The above examples can be applied to any electrical or electronic systems.   It is the task of the power quality consultant to determine if the power, grounding, and infrastructure of a facility is inadequate to operate the technological equipment.   Once this assessment is made steps can be taken to remediate the problems.  To use the physician example, the diagnosis has to be made before the medicine is prescribed.   Many clients are buying power quality medicine without a proper diagnosis.   This is both costly and many times ineffective.


Power Quality Events

Power quality problems have many names and descriptions. Surges, spikes, transients, blackouts, noise, are some common descriptions given, but what do they mean? This section delves into defining power quality issues and terminology.

Power quality issues can be divided into short duration, long duration, and continuous categories.  The computer industry has developed a qualification standard to categorize power quality events.  The most common standard is the CBEMA curve (Computer Business Equipment Manufacturing Association).  Other standards include ANSI and ITIC.   Figure 1 is an example of the CBEMA curve for site. The various power quality events are plotted on the curve based on time and magnitude.   Any event outside the curve would be a suspect power problem.







Figure 1


Figure 2 is a table of the power quality data divided into time categories.








Figure 2

By qualifying the events, we can determine what type of power protection equipment is required to protect the technology.

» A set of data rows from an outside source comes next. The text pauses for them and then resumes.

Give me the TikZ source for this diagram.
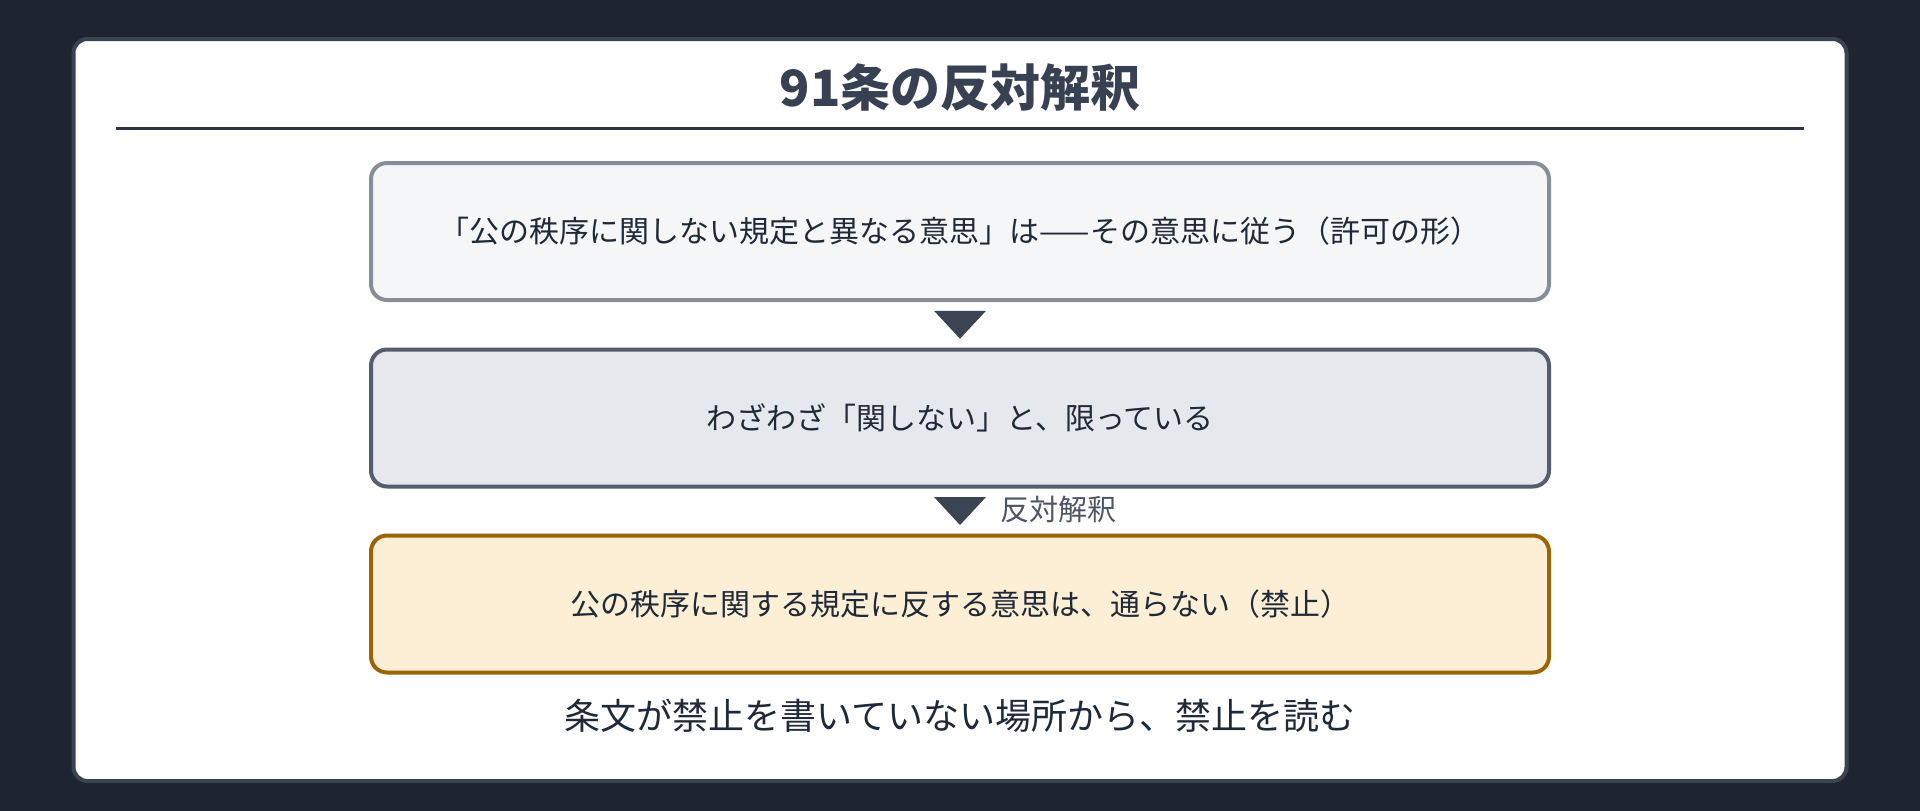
\documentclass[tikz,border=0pt]{standalone}
\usepackage{fontspec}
\setmainfont{Noto Sans CJK JP}
\usetikzlibrary{calc,positioning}
\definecolor{bgc}{HTML}{1E2530}
\definecolor{cardborder}{HTML}{3A4351}
\definecolor{titlec}{HTML}{374151}
\definecolor{rulec}{HTML}{2D3340}
\definecolor{txt}{HTML}{1F2937}
\definecolor{aFill}{HTML}{F5F6F8}
\definecolor{aDraw}{HTML}{868E9C}
\definecolor{bFill}{HTML}{E5E8ED}
\definecolor{bDraw}{HTML}{555E6D}
\definecolor{cFill}{HTML}{FCEFD5}
\definecolor{cDraw}{HTML}{9B6507}
\definecolor{tric}{HTML}{3A4452}
\definecolor{labc}{HTML}{4B5563}
\tikzset{
  card/.style={draw=cardborder, fill=white, line width=4pt, rounded corners=14pt,
    minimum width=1773pt, minimum height=742pt, inner sep=0pt},
  stepbox/.style={line width=4pt, rounded corners=16pt, minimum width=1178pt,
    minimum height=137pt, inner sep=0pt, text=txt,
    font=\fontsize{30}{36}\selectfont},
  arrowtri/.style={fill=tric},
  lab/.style={text=labc, font=\fontsize{29}{35}\selectfont, inner sep=2pt, anchor=west},
}
\begin{document}
\begin{tikzpicture}[x=1pt,y=-1pt]
\fill[bgc] (0,0) rectangle (1920,811);
\useasboundingbox (0,0) rectangle (1920,811);
\node[card] (card) at (960,410) {};
\node[text=titlec, font=\fontsize{50}{60}\selectfont\bfseries] (title) at (960,88) {91条の反対解釈};
\coordinate (rl) at (116,128.6);
\coordinate (rr) at (1804,128.6);
\draw[rulec, line width=2.5pt] (rl) -- (rr);
\node[stepbox, draw=aDraw, fill=aFill] (b1) at (960,231.5) {「公の秩序に関しない規定と異なる意思」は——その意思に従う（許可の形）};
\node[stepbox, draw=bDraw, fill=bFill] (b2) at (960,418) {わざわざ「関しない」と、限っている};
\node[stepbox, draw=cDraw, fill=cFill] (b3) at (960,604) {公の秩序に関する規定に反する意思は、通らない（禁止）};
\path (b1.south) -- (b2.north) coordinate[pos=0.5] (m1);
\path (b2.south) -- (b3.north) coordinate[pos=0.5] (m2);
\fill[arrowtri] ($(m1)+(-26,-14)$) -- ($(m1)+(26,-14)$) -- ($(m1)+(0,14)$) -- cycle;
\fill[arrowtri] ($(m2)+(-26,-14)$) -- ($(m2)+(26,-14)$) -- ($(m2)+(0,14)$) -- cycle;
\node[lab] (l2) at ($(m2)+(38,-2)$) {反対解釈};
\node[text=txt, font=\fontsize{36}{43}\selectfont] (foot) at (960,716) {条文が禁止を書いていない場所から、禁止を読む};
\end{tikzpicture}
\end{document}
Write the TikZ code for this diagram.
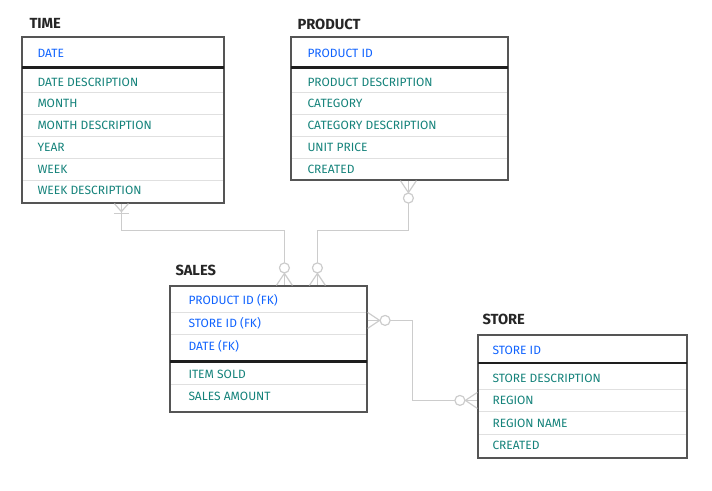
\documentclass[tikz,border=0pt]{standalone}
\usepackage{fontspec}
\setmainfont{Fira Sans}
\usepackage{color}
\usepackage{tikz}
\usetikzlibrary{fit,calc}
\tikzset{every picture/.style={line width=0.75pt}}
\tikzset{
  tbl/.style={draw={rgb, 255:red, 85; green, 85; blue, 85 }, line width=0.9pt, inner sep=0pt},
  ttl/.style={anchor=west, inner sep=0pt, text={rgb, 255:red, 38; green, 38; blue, 38 }, font=\fontsize{11}{13}\selectfont\bfseries},
  keytxt/.style={anchor=west, inner sep=0pt, text={rgb, 255:red, 15; green, 98; blue, 254 }, font=\fontsize{9}{11}\selectfont},
  attrtxt/.style={anchor=west, inner sep=0pt, text={rgb, 255:red, 20; green, 130; blue, 122 }, font=\fontsize{9}{11}\selectfont},
  rowline/.style={draw={rgb, 255:red, 224; green, 224; blue, 224 }, line width=0.75pt},
  keyline/.style={draw={rgb, 255:red, 30; green, 30; blue, 30 }, line width=1.6pt},
  rel/.style={draw={rgb, 255:red, 204; green, 204; blue, 204 }, line width=0.9pt},
  zeromany/.pic={
    \draw [rel] (0,-8) -- (12,0) -- (0,8) ;
    \draw [rel, fill=white] (17.5,0) circle [radius=5] ;
  },
  onemany/.pic={
    \draw [rel] (0,-7) -- (8,0) -- (0,7) ;
    \draw [rel] (10,-7.5) -- (10,7.5) ;
  }
}

\begin{document}
\begin{tikzpicture}[x=0.75pt,y=0.75pt,yscale=-1,xscale=1]
\path [use as bounding box] (0,0) rectangle (712,490);

%Shape: Rectangle (TIME)
\node [tbl, fit={(22,37) (224,203)}] (time) {};
\draw [keyline] (22,67.5) -- (224,67.5) ;
\foreach \y in {92,114,136,158,180} {
  \draw [rowline] (23,\y) -- (223,\y) ;
}

%Shape: Rectangle (PRODUCT)
\node [tbl, fit={(291,37) (508,180)}] (product) {};
\draw [keyline] (291,67.5) -- (508,67.5) ;
\foreach \y in {92,114,136,158} {
  \draw [rowline] (292,\y) -- (507,\y) ;
}

%Shape: Rectangle (SALES)
\node [tbl, fit={(170,286) (367,412)}] (sales) {};
\draw [keyline] (170,361.5) -- (367,361.5) ;
\foreach \y in {312,334,384} {
  \draw [rowline] (171,\y) -- (366,\y) ;
}

%Shape: Rectangle (STORE)
\node [tbl, fit={(478,335) (687,458)}] (store) {};
\draw [keyline] (478,363) -- (687,363) ;
\foreach \y in {389,411,434} {
  \draw [rowline] (479,\y) -- (686,\y) ;
}

% Text Node
\node [ttl] (time-title) at (29,23) {TIME};
\node [keytxt] (time-date) at (37,53) {DATE};
\node [attrtxt] (time-datedesc) at (37,82) {DATE DESCRIPTION};
\node [attrtxt] (time-month) at (37,103.5) {MONTH};
\node [attrtxt] (time-monthdesc) at (37,125) {MONTH DESCRIPTION};
\node [attrtxt] (time-year) at (37,147) {YEAR};
\node [attrtxt] (time-week) at (37,169) {WEEK};
\node [attrtxt] (time-weekdesc) at (37,190.5) {WEEK DESCRIPTION};

% Text Node
\node [ttl] (product-title) at (297,24) {PRODUCT};
\node [keytxt] (product-id) at (307,53) {PRODUCT ID};
\node [attrtxt] (product-desc) at (307,82) {PRODUCT DESCRIPTION};
\node [attrtxt] (product-cat) at (307,103.5) {CATEGORY};
\node [attrtxt] (product-catdesc) at (307,125) {CATEGORY DESCRIPTION};
\node [attrtxt] (product-price) at (307,147) {UNIT PRICE};
\node [attrtxt] (product-created) at (307,169) {CREATED};

% Text Node
\node [ttl] (sales-title) at (175,270) {SALES};
\node [keytxt] (sales-product) at (188,300) {PRODUCT ID (FK)};
\node [keytxt] (sales-store) at (188,323) {STORE ID (FK)};
\node [keytxt] (sales-date) at (188,346) {DATE (FK)};
\node [attrtxt] (sales-items) at (188,374) {ITEM SOLD};
\node [attrtxt] (sales-amount) at (188,396.5) {SALES AMOUNT};

% Text Node
\node [ttl] (store-title) at (482,319) {STORE};
\node [keytxt] (store-id) at (492,350) {STORE ID};
\node [attrtxt] (store-desc) at (492,378) {STORE DESCRIPTION};
\node [attrtxt] (store-region) at (492,400.5) {REGION};
\node [attrtxt] (store-regname) at (492,423) {REGION NAME};
\node [attrtxt] (store-created) at (492,445.5) {CREATED};

%Connector ends
\coordinate (time-end) at ($(time.south west)+(100,0)$);
\coordinate (product-end) at ($(product.south west)+(118,0)$);
\coordinate (sales-end1) at ($(sales.north west)+(115,0)$);
\coordinate (sales-end2) at ($(sales.north west)+(148,0)$);
\coordinate (sales-end3) at ($(sales.north east)+(0,35)$);
\coordinate (store-end) at ($(store.north west)+(0,66)$);

%Straight Lines
\draw [rel] (time-end) -- ++(0,27) -| (sales-end1) ;
\draw [rel] (product-end) -- ++(0,50) -| (sales-end2) ;
\draw [rel] (sales-end3) -- ++(45,0) |- (store-end) ;

%Relationship ends
\pic [rotate=-90] at (time-end) {onemany};
\pic [rotate=-90] at (product-end) {zeromany};
\pic [rotate=90] at (sales-end1) {zeromany};
\pic [rotate=90] at (sales-end2) {zeromany};
\pic at (sales-end3) {zeromany};
\pic [rotate=180] at (store-end) {zeromany};

\end{tikzpicture}
\end{document}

See Glossary for descriptions of power terms.

What can cause power quality problems?

We have found that the majority of power quality problems are related to issues within a facility as opposed to the utility.  Based on over 20 years of field experience, we have found that 90% of power quality problems are caused within the site.  Typical problems include grounding and bonding problems, code violations and internally generated power disturbances.

Other internal issues include powering different equipment from the same power source.  Lets take an example of a laser printer and a personal computer.  Most of us would not think twice about plugging the laser printer into the same power strip that runs the PC.  We are more concerned about the software and communication compatibility than the power capability; however, some laser printers can generate neutral-ground voltage swells and line-neutral voltage sags every minute or so.  The long term effect to the PC may be power supply failure.  We have to be careful in how technology is installed and wired.